Attualità

Palermo. Troppo rumore, il giudice chiude il campo dell’oratorio

Alessandra Turrisi venerdì 31 gennaio 2020

L’oratorio della parrocchia Santa Teresa del Bambino Gesù di Palermo

I palloni che rimbalzano e i ragazzini che giocano fanno troppo rumore, disturbano i condomini e il giudice vieta le attività ricreative di un oratorio parrocchiale del centro di Palermo. L’ordinanza di un giudice civile del Tribunale del capoluogo siciliano sta già scatenando una levata di scudi da parte di sacerdoti e animatori della parrocchia Santa Teresa del Bambino Gesù, ma anche di tutti quei parroci e volontari che in città affidano alla tradizionale attività dell’oratorio la propria pastorale giovanile. Il tutto proprio nel giorno in cui la liturgia festeggia San Giovanni Bosco.

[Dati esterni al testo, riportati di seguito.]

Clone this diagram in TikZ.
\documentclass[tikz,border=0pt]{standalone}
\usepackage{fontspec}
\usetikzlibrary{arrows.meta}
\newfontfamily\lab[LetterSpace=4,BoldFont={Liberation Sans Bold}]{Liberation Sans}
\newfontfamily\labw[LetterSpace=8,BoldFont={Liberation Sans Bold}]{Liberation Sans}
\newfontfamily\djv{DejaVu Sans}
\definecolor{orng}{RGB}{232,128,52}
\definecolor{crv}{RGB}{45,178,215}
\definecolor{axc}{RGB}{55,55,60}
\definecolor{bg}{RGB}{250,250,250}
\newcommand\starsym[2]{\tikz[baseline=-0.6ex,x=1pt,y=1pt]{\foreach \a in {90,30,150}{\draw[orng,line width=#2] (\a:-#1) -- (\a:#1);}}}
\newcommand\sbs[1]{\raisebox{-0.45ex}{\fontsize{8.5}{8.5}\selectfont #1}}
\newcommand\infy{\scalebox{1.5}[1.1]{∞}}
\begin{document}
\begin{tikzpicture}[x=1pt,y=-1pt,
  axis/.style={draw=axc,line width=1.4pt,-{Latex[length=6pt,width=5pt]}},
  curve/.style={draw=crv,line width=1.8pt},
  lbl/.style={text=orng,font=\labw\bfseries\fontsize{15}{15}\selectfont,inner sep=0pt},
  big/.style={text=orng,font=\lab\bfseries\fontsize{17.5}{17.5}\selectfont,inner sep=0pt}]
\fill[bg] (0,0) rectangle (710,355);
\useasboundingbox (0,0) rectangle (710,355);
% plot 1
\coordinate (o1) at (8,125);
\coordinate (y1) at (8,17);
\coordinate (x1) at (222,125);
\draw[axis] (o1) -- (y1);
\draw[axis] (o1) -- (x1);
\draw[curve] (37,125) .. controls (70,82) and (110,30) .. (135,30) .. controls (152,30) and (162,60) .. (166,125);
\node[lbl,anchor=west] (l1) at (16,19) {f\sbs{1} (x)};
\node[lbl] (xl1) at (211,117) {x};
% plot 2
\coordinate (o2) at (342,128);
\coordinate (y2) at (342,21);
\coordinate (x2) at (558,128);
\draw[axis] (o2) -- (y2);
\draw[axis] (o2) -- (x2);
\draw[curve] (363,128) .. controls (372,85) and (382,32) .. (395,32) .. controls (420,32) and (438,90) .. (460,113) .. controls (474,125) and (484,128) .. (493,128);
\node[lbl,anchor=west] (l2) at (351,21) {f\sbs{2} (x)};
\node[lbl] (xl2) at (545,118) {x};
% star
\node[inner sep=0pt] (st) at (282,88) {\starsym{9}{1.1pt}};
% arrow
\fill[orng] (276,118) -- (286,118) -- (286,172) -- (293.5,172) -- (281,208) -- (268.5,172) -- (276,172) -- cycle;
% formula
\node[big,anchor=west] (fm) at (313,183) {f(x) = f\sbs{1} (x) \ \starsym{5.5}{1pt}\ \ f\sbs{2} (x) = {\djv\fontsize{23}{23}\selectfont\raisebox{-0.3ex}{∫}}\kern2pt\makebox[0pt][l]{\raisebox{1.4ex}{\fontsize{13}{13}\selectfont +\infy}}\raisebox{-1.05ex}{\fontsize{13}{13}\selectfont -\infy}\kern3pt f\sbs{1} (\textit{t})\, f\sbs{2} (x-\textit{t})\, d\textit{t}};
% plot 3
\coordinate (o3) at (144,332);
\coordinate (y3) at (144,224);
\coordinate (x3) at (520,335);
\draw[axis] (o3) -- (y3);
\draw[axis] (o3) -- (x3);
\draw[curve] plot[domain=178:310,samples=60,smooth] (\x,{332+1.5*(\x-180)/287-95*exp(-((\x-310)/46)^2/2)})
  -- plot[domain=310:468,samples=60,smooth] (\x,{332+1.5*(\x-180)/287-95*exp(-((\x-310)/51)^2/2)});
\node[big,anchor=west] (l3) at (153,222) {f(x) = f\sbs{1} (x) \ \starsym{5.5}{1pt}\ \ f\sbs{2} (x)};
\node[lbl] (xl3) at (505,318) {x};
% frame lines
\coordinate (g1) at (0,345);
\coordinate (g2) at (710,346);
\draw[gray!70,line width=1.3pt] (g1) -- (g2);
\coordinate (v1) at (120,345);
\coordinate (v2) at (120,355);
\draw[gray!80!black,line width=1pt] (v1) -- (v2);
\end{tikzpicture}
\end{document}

Oggi sarà l’avvio del reclamo presentato dalla comunità guidata dai Fratelli missionari della misericordia e da padre Roberto Ciulla, per provare a ribaltare il verdetto. La storia comincia due anni e mezzo fa, quando alcuni inquilini di un edificio di via Filippo Parlatore che si affaccia proprio sul cortile dell’oratorio presentano un ricorso lamentando un uso improprio di quello spazio e una situazione perenne di rumore intollerabile. Contestano i «raduni ludici e sportivi con l’impiego di molteplici palloni da gioco e impianti amplificatori durante molte ore del giorno».

Da qui la richiesta di «adottare idonei accorgimenti tecnici atti a contenere le immissioni rumorose». Anche la vicina Casa di cura Torina interviene, di- fendendo le attività ludiche svolte su quello spiazzo, che «lungi dal dare disturbo ai pazienti, allietano piuttosto il loro umore».

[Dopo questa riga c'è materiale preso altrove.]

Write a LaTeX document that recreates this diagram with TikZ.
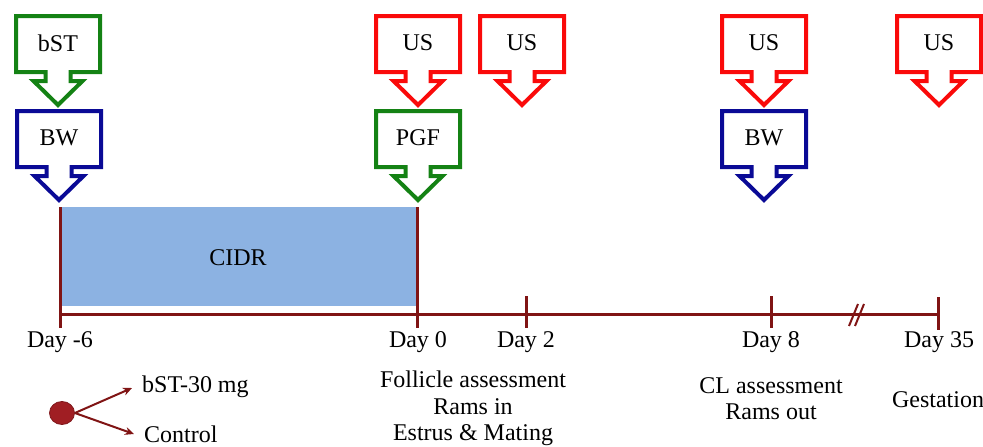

La stessa parrocchia ricorda che quei luoghi le sono stati donati nel 1955 con l’espressa finalità della «ricreazione dei giovani poveri che frequentano la parrocchia» con destinazione immutabile. Per di più le attività «non si svolgono in modo disorganizzato essendo invece programmate nel contesto del Csi (Centro sportivo italiano)» e «le immissioni rumorose si sarebbero consumate soltanto in modo occasionale».

Ma la decisione è stata drastica. Niente pallone in assenza dei lavori di adeguamento per insonorizzare le mura del campetto. Opere per migliaia di euro quelle necessarie per trasformare il campo in una bolla di gommapiuma. E con una regolamentazione da collegio svizzero.

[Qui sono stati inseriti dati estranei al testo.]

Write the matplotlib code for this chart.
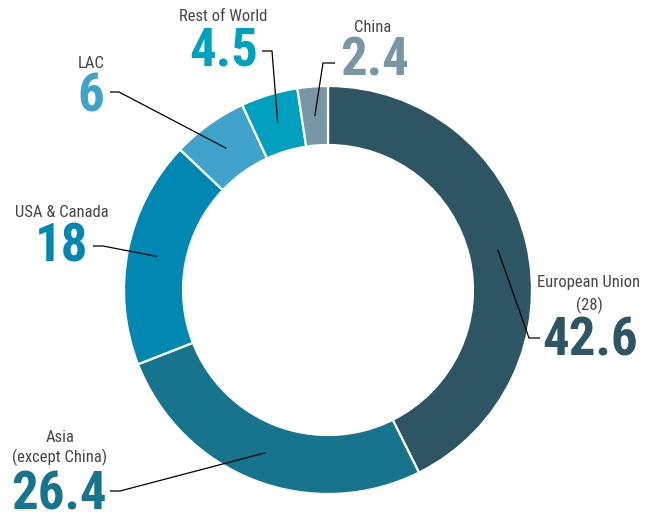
import os
import numpy as np
import matplotlib.pyplot as plt
from matplotlib import font_manager as fm

regions = ["European Union", "Asia", "USA & Canada", "LAC", "Rest of World", "China"]
shares = [42.6, 26.4, 18, 6, 4.5, 2.4]
value_text = ["42.6", "26.4", "18", "6", "4.5", "2.4"]
colors = ["#2d5563", "#16758c", "#0088b2", "#3fa3cc", "#00a0bf", "#7896a4"]


def find_font(names, must=()):
    files = [f.fname for f in fm.fontManager.ttflist]
    for n in names:
        for f in files:
            if os.path.basename(f).lower() == n.lower():
                return f
    for f in files:
        b = os.path.basename(f).lower()
        if must and all(m in b for m in must):
            return f
    return None


num_file = find_font(['RobotoCondensed-ExtraBold.ttf', 'RobotoCondensed-Black.ttf',
                      'RobotoCondensed-Bold.ttf', 'NotoSans-CondensedBold.ttf',
                      'LiberationSansNarrow-Bold.ttf', 'DejaVuSansCondensed-Bold.ttf'],
                     must=('condensed', 'bold'))
lab_file = find_font(['NotoSans-SemiCondensed.ttf', 'OpenSans-CondensedRegular.ttf',
                      'RobotoCondensed-Regular.ttf', 'DejaVuSansCondensed.ttf'])

if num_file:
    num_prop = dict(fontproperties=fm.FontProperties(fname=num_file, size=38))
else:
    num_prop = dict(family='DejaVu Sans', fontweight='bold', fontsize=30)
if lab_file:
    lab_prop = dict(fontproperties=fm.FontProperties(fname=lab_file, size=12))
else:
    lab_prop = dict(family=['Roboto', 'DejaVu Sans'], fontsize=11)

W, H = 660, 515
cx, cy = 328, H - 290
R, ring = 204, 59

fig = plt.figure(figsize=(6.6, 5.15), dpi=100)
ax = fig.add_axes([0, 0, 1, 1])
wedges, _ = ax.pie(shares, colors=colors, startangle=90, counterclock=False,
                   center=(cx, cy), radius=R,
                   wedgeprops=dict(width=ring, edgecolor='white', linewidth=1.6))
ax.set_xlim(0, W)
ax.set_ylim(0, H)
ax.set_aspect('equal')
ax.axis('off')

# layout in pixel coords (y from top): name lines (x, baseline), number (x, baseline), elbow path
name_lines = [
    [("European Union", 589, 287), ("(28)", 589, 310)],
    [("Asia", 60, 442), ("(except China)", 60, 462)],
    [("USA & Canada", 62, 217)],
    [("LAC", 91, 68)],
    [("Rest of World", 223, 21)],
    [("China", 373, 32)],
]
number_pos = [(590, 356), (59, 510), (62, 262), (91, 112), (224, 66), (375, 76)]
elbows = [
    [(529, 338), (540, 338)],
    [(120, 491), (110, 491)],
    [(103, 246), (93, 246)],
    [(119, 92), (110, 92)],
    [(272, 51), (262, 51)],
    [(323, 63), (335, 63)],
]

rm = R - ring / 2

for i, w in enumerate(wedges):
    mid = np.deg2rad((w.theta1 + w.theta2) / 2)
    xs = [cx + rm * np.cos(mid)] + [p[0] for p in elbows[i]]
    ys = [cy + rm * np.sin(mid)] + [H - p[1] for p in elbows[i]]
    ax.plot(xs, ys, color='black', lw=0.9, solid_capstyle='butt')
    for txt, x, y in name_lines[i]:
        ax.text(x, H - y, txt, ha='center', va='baseline', color='#454545', **lab_prop)
    x, y = number_pos[i]
    ax.text(x, H - y, value_text[i], ha='center', va='baseline', color=colors[i], **num_prop)

fig.savefig('out.png', dpi=100)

Il giudice parla di «attuale intollerabilità delle attività ricreative e ludiche» svolte dall’Oratorio e, andando oltre le richieste dei ricorrenti, «vieta lo svolgimento di qualsiasi attività ludica o ricreativa che implichi l’impiego di palloni sugli spazi esterni della parrocchia e dell’oratorio in assenza di porte da gioco calcistico regolarmente munite di reti e distanti almeno un metro e mezzo dalle pareti dell’oratorio, in modo da evitare che le pallonate rimbalzino in modo rumorosissimo contro esse; di barriere perimetrali in gommapiuma»; «stabilisce che la pratica ludica sia limitata ad un solo sport per volta e con l’impiego di una sola palla; vieta l’utilizzo di impianti di amplificazione compreso il megafono»; il basket «una sola volta alla settimina per una durata non superiore ad un’ora» e una serie di altre limitazioni di orario.

Addio ai palloni, alla musica, alla gioia dei bambini? Accorato l’appello del vicepresidente dell’associazione che cura l’oratorio, Enzo Mulia: «Non permetteremo che si spenga questa fiammella sul territorio». Il timore per un effetto a cascata sugli altri oratori cittadini serpeggia tra i sacerdoti. Don Enzo Volpe, anima del centro Santa Chiara a Ballarò, nel centro storico, si dice «deluso ed esterrefatto. Lo sport è lo strumento educativo per eccellenza per togliere i ragazzi dalla strada. Ci vuole una mobilitazione». E il presidente del Csi Palermo, Maurizio Polizzi, assicura che coinvolgerà nella vicenda anche l’ufficio nazionale.

I PRECEDENTI
Questo di Palermo non è certo il primo caso di un oratorio «chiuso per rumore». Già nell’estate del 2011, il Comune di Milano, con un’ordinanza, vietò i giochi all’aperto all’oratorio di Santa Maria al Paradiso di Porta Vigentina. Anche all’ora la comunità si mobilitò. E lo stesso avrebbe fatto, sette anni dopo, la popolazione di Premosello, nel Verbano, contro la sentenza del Tribunale che aveva ordinato la chiusura del parco giochi, dopo le proteste dei residenti.